### [Brief]
Return the listing below exactly, with the pictures dropped.

··· Given material

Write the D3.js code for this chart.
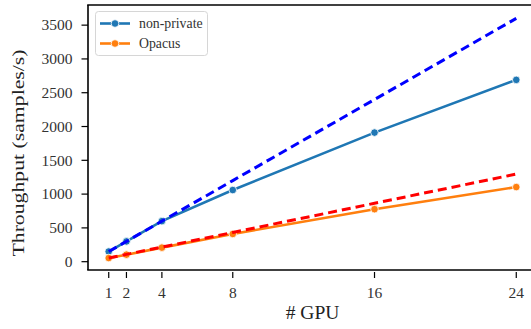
<!DOCTYPE html>
<html>
<head>
<meta charset="utf-8">
<script src="https://cdn.jsdelivr.net/npm/d3@7"></script>
<style>
  body { margin: 0; background: #fff; }
</style>
</head>
<body>
<div id="chart"></div>
<script>
// data
const gpus = [1, 2, 4, 8, 16, 24];
const nonPrivate = [150, 300, 600, 1060, 1910, 2690];
const opacus = [54, 104, 208, 410, 777, 1104];
const xTicks = [1, 2, 4, 8, 16, 24];
const yTicks = [0, 500, 1000, 1500, 2000, 2500, 3000, 3500];

const width = 531, height = 329;
const margin = { top: 5, right: -6, bottom: 59, left: 88 };
const serif = "'Liberation Serif', 'Times New Roman', Times, serif";

const svg = d3.select('#chart').append('svg')
  .attr('width', width)
  .attr('height', height)
  .attr('font-family', serif)
  .style('display', 'block');

const x = d3.scaleLinear()
  .domain([-0.17, 25.17])
  .range([margin.left, width - margin.right]);

const y = d3.scaleLinear()
  .domain([-123, 3798])
  .range([height - margin.bottom, margin.top]);

// ideal linear scaling from the 1-GPU value
const idealNP = gpus.map(g => nonPrivate[0] * g);
const idealOp = gpus.map(g => opacus[0] * g);

const line = d3.line()
  .x(d => x(d[0]))
  .y(d => y(d[1]));

const series = [
  { name: 'non-private', vals: nonPrivate, color: '#1f77b4' },
  { name: 'Opacus', vals: opacus, color: '#ff7f0e' },
];
const ideal = [
  { vals: idealNP, color: 'blue' },
  { vals: idealOp, color: 'red' },
];

const plot = svg.append('g');

series.forEach(s => {
  const pts = gpus.map((g, i) => [g, s.vals[i]]);
  plot.append('path')
    .attr('d', line(pts))
    .attr('fill', 'none')
    .attr('stroke', s.color)
    .attr('stroke-width', 2.6);
  plot.selectAll(null).data(pts).enter().append('circle')
    .attr('cx', d => x(d[0]))
    .attr('cy', d => y(d[1]))
    .attr('r', 3.8)
    .attr('fill', s.color)
    .attr('stroke', '#fff')
    .attr('stroke-width', 0.8);
});

ideal.forEach(s => {
  const pts = gpus.map((g, i) => [g, s.vals[i]]);
  plot.append('path')
    .attr('d', line(pts))
    .attr('fill', 'none')
    .attr('stroke', s.color)
    .attr('stroke-width', 3)
    .attr('stroke-dasharray', '9,5');
});

// spines
const x0 = margin.left, x1 = width - margin.right;
const y0 = height - margin.bottom, y1 = margin.top;
svg.append('line').attr('x1', x0).attr('x2', x0).attr('y1', y1).attr('y2', y0)
  .attr('stroke', '#000').attr('stroke-width', 1.6);
svg.append('line').attr('x1', x0 - 0.8).attr('x2', x1).attr('y1', y0).attr('y2', y0)
  .attr('stroke', '#000').attr('stroke-width', 1.6);
svg.append('line').attr('x1', x0 - 0.8).attr('x2', x1).attr('y1', y1).attr('y2', y1)
  .attr('stroke', '#000').attr('stroke-width', 1.6);

// y axis
const yAxis = svg.append('g');
yTicks.forEach(t => {
  yAxis.append('line')
    .attr('x1', x0 - 6.5).attr('x2', x0)
    .attr('y1', y(t)).attr('y2', y(t))
    .attr('stroke', '#000').attr('stroke-width', 1.2);
  yAxis.append('text')
    .attr('x', x0 - 15.5).attr('y', y(t))
    .attr('dy', '0.34em')
    .attr('text-anchor', 'end')
    .attr('font-size', 15.5)
    .attr('fill', '#333')
    .text(t);
});

// x axis (ticks detached below the spine)
const xAxis = svg.append('g');
xTicks.forEach(t => {
  xAxis.append('line')
    .attr('x1', x(t)).attr('x2', x(t))
    .attr('y1', y0 + 2).attr('y2', y0 + 8)
    .attr('stroke', '#000').attr('stroke-width', 1.2);
  xAxis.append('text')
    .attr('x', x(t)).attr('y', y0 + 28)
    .attr('text-anchor', 'middle')
    .attr('font-size', 15.5)
    .attr('fill', '#333')
    .text(t);
});

svg.append('text')
  .attr('x', 312.5)
  .attr('y', 319)
  .attr('text-anchor', 'middle')
  .attr('font-size', 19.5)
  .attr('fill', '#222')
  .text('# GPU');

svg.append('text')
  .attr('transform', 'translate(24,153) rotate(-90)')
  .attr('text-anchor', 'middle')
  .attr('font-size', 17.5)
  .attr('textLength', 207)
  .attr('lengthAdjust', 'spacingAndGlyphs')
  .attr('fill', '#222')
  .text('Throughput (samples/s)');

// legend
const lg = svg.append('g');
lg.append('rect')
  .attr('x', 95.5).attr('y', 11.5)
  .attr('width', 112).attr('height', 44)
  .attr('rx', 3)
  .attr('fill', 'rgba(255,255,255,0.85)')
  .attr('stroke', '#d6d6d6')
  .attr('stroke-width', 1);
series.forEach((s, i) => {
  const ly = 23.5 + i * 20;
  lg.append('line')
    .attr('x1', 100).attr('x2', 130)
    .attr('y1', ly).attr('y2', ly)
    .attr('stroke', s.color).attr('stroke-width', 2.6);
  lg.append('circle')
    .attr('cx', 115).attr('cy', ly).attr('r', 3.8)
    .attr('fill', s.color)
    .attr('stroke', '#fff').attr('stroke-width', 0.8);
  lg.append('text')
    .attr('x', 139).attr('y', ly)
    .attr('dy', '0.34em')
    .attr('font-size', 13.8)
    .attr('fill', '#333')
    .text(s.name);
});
</script>
</body>
</html>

······

### [Result of the exercise]
Write the D3.js code for this chart.
<!DOCTYPE html>
<html>
<head>
<meta charset="utf-8">
<script src="https://cdn.jsdelivr.net/npm/d3@7"></script>
<style>
  body { margin: 0; background: #fff; }
</style>
</head>
<body>
<div id="chart"></div>
<script>
// data
const gpus = [1, 2, 4, 8, 16, 24];
const nonPrivate = [150, 300, 600, 1060, 1910, 2690];
const opacus = [54, 104, 208, 410, 777, 1104];
const xTicks = [1, 2, 4, 8, 16, 24];
const yTicks = [0, 500, 1000, 1500, 2000, 2500, 3000, 3500];

const width = 531, height = 329;
const margin = { top: 5, right: -6, bottom: 59, left: 88 };
const serif = "'Liberation Serif', 'Times New Roman', Times, serif";

const svg = d3.select('#chart').append('svg')
  .attr('width', width)
  .attr('height', height)
  .attr('font-family', serif)
  .style('display', 'block');

const x = d3.scaleLinear()
  .domain([-0.17, 25.17])
  .range([margin.left, width - margin.right]);

const y = d3.scaleLinear()
  .domain([-123, 3798])
  .range([height - margin.bottom, margin.top]);

// ideal linear scaling from the 1-GPU value
const idealNP = gpus.map(g => nonPrivate[0] * g);
const idealOp = gpus.map(g => opacus[0] * g);

const line = d3.line()
  .x(d => x(d[0]))
  .y(d => y(d[1]));

const series = [
  { name: 'non-private', vals: nonPrivate, color: '#1f77b4' },
  { name: 'Opacus', vals: opacus, color: '#ff7f0e' },
];
const ideal = [
  { vals: idealNP, color: 'blue' },
  { vals: idealOp, color: 'red' },
];

const plot = svg.append('g');

series.forEach(s => {
  const pts = gpus.map((g, i) => [g, s.vals[i]]);
  plot.append('path')
    .attr('d', line(pts))
    .attr('fill', 'none')
    .attr('stroke', s.color)
    .attr('stroke-width', 2.6);
  plot.selectAll(null).data(pts).enter().append('circle')
    .attr('cx', d => x(d[0]))
    .attr('cy', d => y(d[1]))
    .attr('r', 3.8)
    .attr('fill', s.color)
    .attr('stroke', '#fff')
    .attr('stroke-width', 0.8);
});

ideal.forEach(s => {
  const pts = gpus.map((g, i) => [g, s.vals[i]]);
  plot.append('path')
    .attr('d', line(pts))
    .attr('fill', 'none')
    .attr('stroke', s.color)
    .attr('stroke-width', 3)
    .attr('stroke-dasharray', '9,5');
});

// spines
const x0 = margin.left, x1 = width - margin.right;
const y0 = height - margin.bottom, y1 = margin.top;
svg.append('line').attr('x1', x0).attr('x2', x0).attr('y1', y1).attr('y2', y0)
  .attr('stroke', '#000').attr('stroke-width', 1.6);
svg.append('line').attr('x1', x0 - 0.8).attr('x2', x1).attr('y1', y0).attr('y2', y0)
  .attr('stroke', '#000').attr('stroke-width', 1.6);
svg.append('line').attr('x1', x0 - 0.8).attr('x2', x1).attr('y1', y1).attr('y2', y1)
  .attr('stroke', '#000').attr('stroke-width', 1.6);

// y axis
const yAxis = svg.append('g');
yTicks.forEach(t => {
  yAxis.append('line')
    .attr('x1', x0 - 6.5).attr('x2', x0)
    .attr('y1', y(t)).attr('y2', y(t))
    .attr('stroke', '#000').attr('stroke-width', 1.2);
  yAxis.append('text')
    .attr('x', x0 - 15.5).attr('y', y(t))
    .attr('dy', '0.34em')
    .attr('text-anchor', 'end')
    .attr('font-size', 15.5)
    .attr('fill', '#333')
    .text(t);
});

// x axis (ticks detached below the spine)
const xAxis = svg.append('g');
xTicks.forEach(t => {
  xAxis.append('line')
    .attr('x1', x(t)).attr('x2', x(t))
    .attr('y1', y0 + 2).attr('y2', y0 + 8)
    .attr('stroke', '#000').attr('stroke-width', 1.2);
  xAxis.append('text')
    .attr('x', x(t)).attr('y', y0 + 28)
    .attr('text-anchor', 'middle')
    .attr('font-size', 15.5)
    .attr('fill', '#333')
    .text(t);
});

svg.append('text')
  .attr('x', 312.5)
  .attr('y', 319)
  .attr('text-anchor', 'middle')
  .attr('font-size', 19.5)
  .attr('fill', '#222')
  .text('# GPU');

svg.append('text')
  .attr('transform', 'translate(24,153) rotate(-90)')
  .attr('text-anchor', 'middle')
  .attr('font-size', 17.5)
  .attr('textLength', 207)
  .attr('lengthAdjust', 'spacingAndGlyphs')
  .attr('fill', '#222')
  .text('Throughput (samples/s)');

// legend
const lg = svg.append('g');
lg.append('rect')
  .attr('x', 95.5).attr('y', 11.5)
  .attr('width', 112).attr('height', 44)
  .attr('rx', 3)
  .attr('fill', 'rgba(255,255,255,0.85)')
  .attr('stroke', '#d6d6d6')
  .attr('stroke-width', 1);
series.forEach((s, i) => {
  const ly = 23.5 + i * 20;
  lg.append('line')
    .attr('x1', 100).attr('x2', 130)
    .attr('y1', ly).attr('y2', ly)
    .attr('stroke', s.color).attr('stroke-width', 2.6);
  lg.append('circle')
    .attr('cx', 115).attr('cy', ly).attr('r', 3.8)
    .attr('fill', s.color)
    .attr('stroke', '#fff').attr('stroke-width', 0.8);
  lg.append('text')
    .attr('x', 139).attr('y', ly)
    .attr('dy', '0.34em')
    .attr('font-size', 13.8)
    .attr('fill', '#333')
    .text(s.name);
});
</script>
</body>
</html>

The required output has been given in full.